Department for Transport turns to AI

The Department for Transport (DfT) is turning to artificial intelligence (AI) to help it deal with the mountain of correspondence it has to deal with.

The department receives around 70,000 items of correspondence a year of various types, usually requiring a response. Examples include questions from MPs and emails or letters from the public. While the department says it’s very good at dealing with them, it wanted to do better and improve internal processes.

Writing in a blog post, Zach Arundel from the DfT Lab said: “Let’s say each bit takes ten minutes to log, draft a response, and get out the door, that’s about 12,000 hours a year. And that’s a conservative estimate.

“DfT invests in being accountable, open and accessible and we take pride in answering correspondence as promptly as possible. But could we do even better by making smarter use of technology? That’s what the DfT Lab  set out to investigate – could we develop a system to improve our performance and reduce the time and cost? We started out by designing a basic working piece of software to do this, called a prototype.”

 

Pain points

Two major pain points were identified by the team tasked with finding a solution to the admin burden. The first was in transposing data (name, address, etc) from a scanned bit of mail to a database. This takes time and can easily introduce errors. The second problem is that it’s hard to know who to allocate each bit of correspondence to. This can be a challenge because:

  • people change jobs
  • some correspondence needs answers from a number of different teams
  • sometimes letters are about unusual topics that are difficult to place

 

Machine learning

The post goes on to explain that machine learning was identified as the solution.

“The first problem is quite easy to solve,” said Arundel. “We fed our scanned images to the Google Cloud Vision API. This recognises the text and converts it into a digital form which is readable by other programs. For the prototype we made up a set of test data with publicly available names, addresses, emails etc. (for example from the Parliament website). For the finished article we would need of course to assess how securely sensitive data could be stored.

“We then used something called the Stanford Named Entity Recognizer, which is brilliant at identifying people’s names, to capture who it’s from and who it’s to.

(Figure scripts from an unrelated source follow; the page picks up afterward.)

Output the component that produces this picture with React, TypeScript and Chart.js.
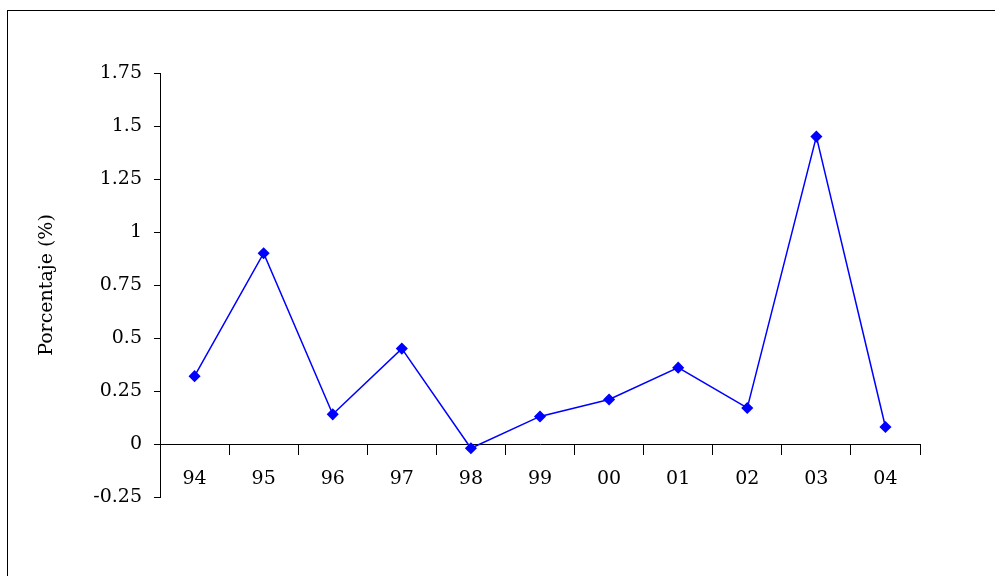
import React, { useEffect, useRef } from "react";
import { Chart, registerables } from "chart.js";
Chart.register(...registerables);

const categories = ["94", "95", "96", "97", "98", "99", "00", "01", "02", "03", "04"];
const values = [0.32, 0.9, 0.14, 0.45, -0.02, 0.13, 0.21, 0.36, 0.17, 1.45, 0.08];
const yTicks = [-0.25, 0, 0.25, 0.5, 0.75, 1, 1.25, 1.5, 1.75];

export default function App() {
  const ref = useRef<HTMLCanvasElement>(null);
  useEffect(() => {
    const font = { family: "DejaVu Serif", size: 19 };
    const chart = new Chart(ref.current!, {
      type: "line",
      data: {
        labels: categories,
        datasets: [{
          data: values,
          borderColor: "#0000ff",
          backgroundColor: "#0000ff",
          borderWidth: 1.5,
          pointStyle: "rectRot",
          pointRadius: 5,
          pointHoverRadius: 5,
          tension: 0,
        }],
      },
      options: {
        animation: false,
        responsive: false,
        layout: { padding: { left: 36, top: 73, right: 75, bottom: 79 } },
        plugins: { legend: { display: false }, tooltip: { enabled: false } },
        scales: {
          x: {
            position: { y: 0 } as any,
            offset: true,
            grid: { offset: true, drawOnChartArea: false, tickLength: 10, color: "#000" },
            border: { color: "#000", width: 1 },
            ticks: { color: "#000", font, padding: 14 },
          },
          y: {
            min: -0.25,
            max: 1.75,
            afterFit: (s: any) => { s.width = 124; },
            afterBuildTicks: (s: any) => { s.ticks = yTicks.map((v) => ({ value: v })); },
            grid: { drawOnChartArea: false, tickLength: 6, color: "#000" },
            border: { color: "#000", width: 1 },
            ticks: { color: "#000", font, padding: 12, callback: (v: any) => String(v) },
            title: { display: true, text: "Porcentaje (%)", color: "#000", font, padding: 0 },
          },
        },
      },
    });
    return () => chart.destroy();
  }, []);
  return (
    <div style={{ position: "absolute", left: 0, top: 0, width: 995, height: 576, overflow: "hidden", background: "#fff" }}>
      <div style={{ position: "absolute", left: 7, top: 10, width: 1000, height: 600, border: "1px solid #000" }} />
      <canvas ref={ref} width={995} height={576} style={{ position: "absolute", left: 0, top: 0 }} />
    </div>
  );
}
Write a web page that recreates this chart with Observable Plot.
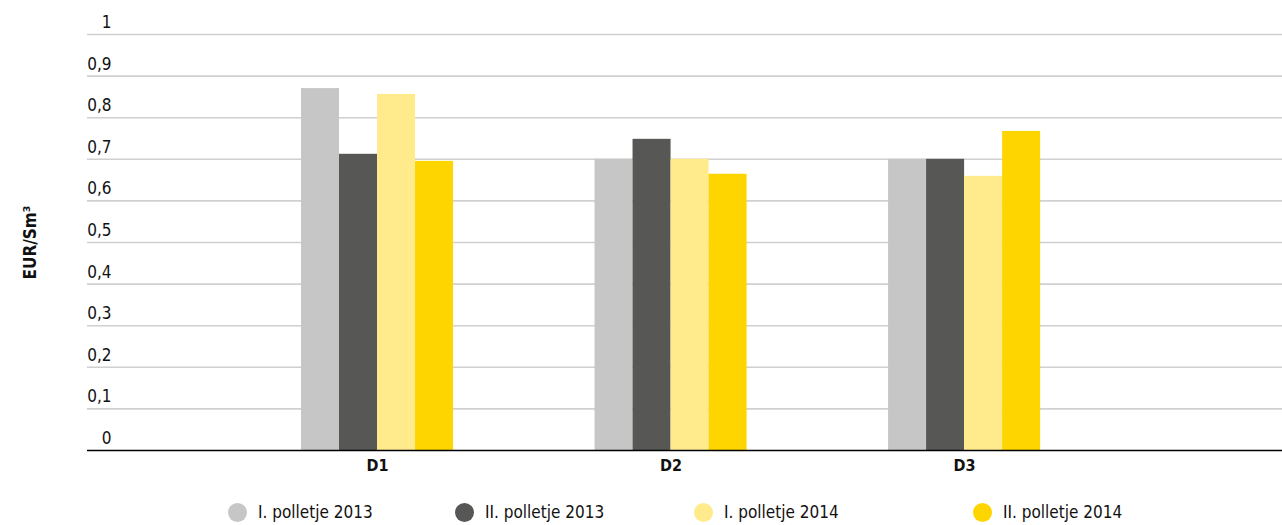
<!DOCTYPE html>
<html>
<head>
<meta charset="utf-8">
<script src="https://cdn.jsdelivr.net/npm/d3@7"></script>
<script src="https://cdn.jsdelivr.net/npm/@observablehq/plot@0.6"></script>
<style>
  body { margin: 0; background: #fff; font-family: "DejaVu Sans Condensed", "DejaVu Sans", sans-serif; }
  #legend { display: flex; align-items: center; margin-top: 12px; padding-left: 228px; font-size: 17px; color: #111; }
  #legend .item { display: flex; align-items: center; flex: none; }
  #legend .dot { width: 19px; height: 19px; border-radius: 50%; margin-right: 11px; }
</style>
</head>
<body>
<div id="chart"></div>
<div id="legend"></div>
<script>
const categories = ["D1", "D2", "D3"];
const seriesNames = ["I. polletje 2013", "II. polletje 2013", "I. polletje 2014", "II. polletje 2014"];
const valuesH1_2013 = [0.870, 0.700, 0.700];
const valuesH2_2013 = [0.712, 0.748, 0.700];
const valuesH1_2014 = [0.856, 0.700, 0.659];
const valuesH2_2014 = [0.695, 0.664, 0.767];
const seriesColors = ["#c6c6c6", "#575756", "#ffea8c", "#ffd500"];
const yTicks = [0, 0.1, 0.2, 0.3, 0.4, 0.5, 0.6, 0.7, 0.8, 0.9, 1];
const yLabel = "EUR/Sm³";

const seriesValues = [valuesH1_2013, valuesH2_2013, valuesH1_2014, valuesH2_2014];
const barW = 0.1295; // bar width in category units
const data = [];
categories.forEach((c, ci) => {
  seriesValues.forEach((vals, si) => {
    const x1 = ci + (si - 2) * barW;
    data.push({category: c, series: seriesNames[si], x1, x2: x1 + barW, value: vals[ci]});
  });
});

const fmt = v => v === 0 ? "0" : v === 1 ? "1" : String(v).replace(".", ",");
const font = '"DejaVu Sans Condensed", "DejaVu Sans", sans-serif';

const chart = Plot.plot({
  width: 1282,
  height: 490,
  marginLeft: 87,
  marginRight: 0,
  marginTop: 34,
  marginBottom: 40,
  style: {fontFamily: font, fontSize: "17px", color: "#111", background: "#fff"},
  x: {type: "linear", domain: [-0.988, 3.083], axis: null},
  y: {domain: [0, 1], axis: null},
  color: {domain: seriesNames, range: seriesColors},
  marks: [
    Plot.ruleY(yTicks.filter(d => d > 0), {stroke: "#d0d0d0", strokeWidth: 1.6}),
    Plot.rectY(data, {x1: "x1", x2: "x2", y: "value", fill: "series", inset: 0}),
    Plot.ruleY([0], {stroke: "#000", strokeWidth: 1.6}),
    Plot.axisY({ticks: yTicks, tickSize: 0, tickFormat: fmt, textAnchor: "end", dx: 33, dy: -12, fontSize: 17, label: null}),
    Plot.text([yLabel], {frameAnchor: "left", textAnchor: "middle", rotate: -90, dx: -57, fontWeight: "bold", fontSize: 17, fill: "#111"}),
    Plot.axisX({ticks: [0, 1, 2], tickFormat: i => categories[i], tickSize: 0, tickPadding: 9, fontWeight: "bold", fontSize: 16, label: null})
  ]
});
document.getElementById("chart").appendChild(chart);

const legendWidths = [227, 239, 279, 200];
const legend = document.getElementById("legend");
seriesNames.forEach((name, i) => {
  const item = document.createElement("div");
  item.className = "item";
  item.style.width = legendWidths[i] + "px";
  const dot = document.createElement("span");
  dot.className = "dot";
  dot.style.background = seriesColors[i];
  const label = document.createElement("span");
  label.textContent = name;
  item.appendChild(dot);
  item.appendChild(label);
  legend.appendChild(item);
});
</script>
</body>
</html>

Then we used some regular expressions to capture dates, email addresses and reference numbers.”

This automatically filled in the required fields, as well as pulling information about the sender’s job from Parliament’s API, saving time and reducing errors.

Solving the second problem was more complicated as the DfT wanted to train the machine to know which team in the department should answer each letter.

“To begin with, we focused on parliamentary questions (PQs) because they’re quite short and already available in a digital format,” explained Arundel. “We used about 5,000 of them to train a neural network to recognise PQs and allocate them correctly.

“A neural network is a simple model of the human brain: a network of switches that fire depending on the intensity of their input. We train this network by inputting our PQs, and the computer tweaks the sensitivity of our switches to get the right result consistently. It’s a cool name for a deceptively simple concept.

“In practice, we don’t need to know too much about how the neural net arranges itself, we just need to know if it works! And after some head scratching it did, with about 90% accuracy.”

 

Further development

In an attempt to drive the 90% figure higher, further machine training was carried out.

“We focused on PQs, as the data was easy to get hold of, and with some small(ish) tweaks, our models could reliably sort all the correspondence the department gets,” said Arundel. “Right now, our machine sorts into teams, which is easy compared to the real requirement – routing the correspondence to the right person for drafting – and that’s where our current models fall down. Machine learning relies on big data sets to train, with thousands and thousands of entries. Most of us respond to less than 10 bits of correspondence a year.

“I’m confident that, with a bit of data massaging, we could improve our accuracy and match PQs with people, but that’s a problem for another time.”

Now that the prototype is complete the DfT Lab is working with the private office correspondence team to explore how to take the technology forward.

Arundel concluded by saying: “According to the government’s independent review ‘Growing the artificial intelligence industry in the UK’, the government will need to ensure that staff have the skills and practical tools needed to recognise and realise how AI can help them deliver their responsibilities and objectives.

“It’s ambitious, but true. Machine learning isn’t just for academics or Google – it’s a tool for everyone. And it doesn’t have to be complicated.”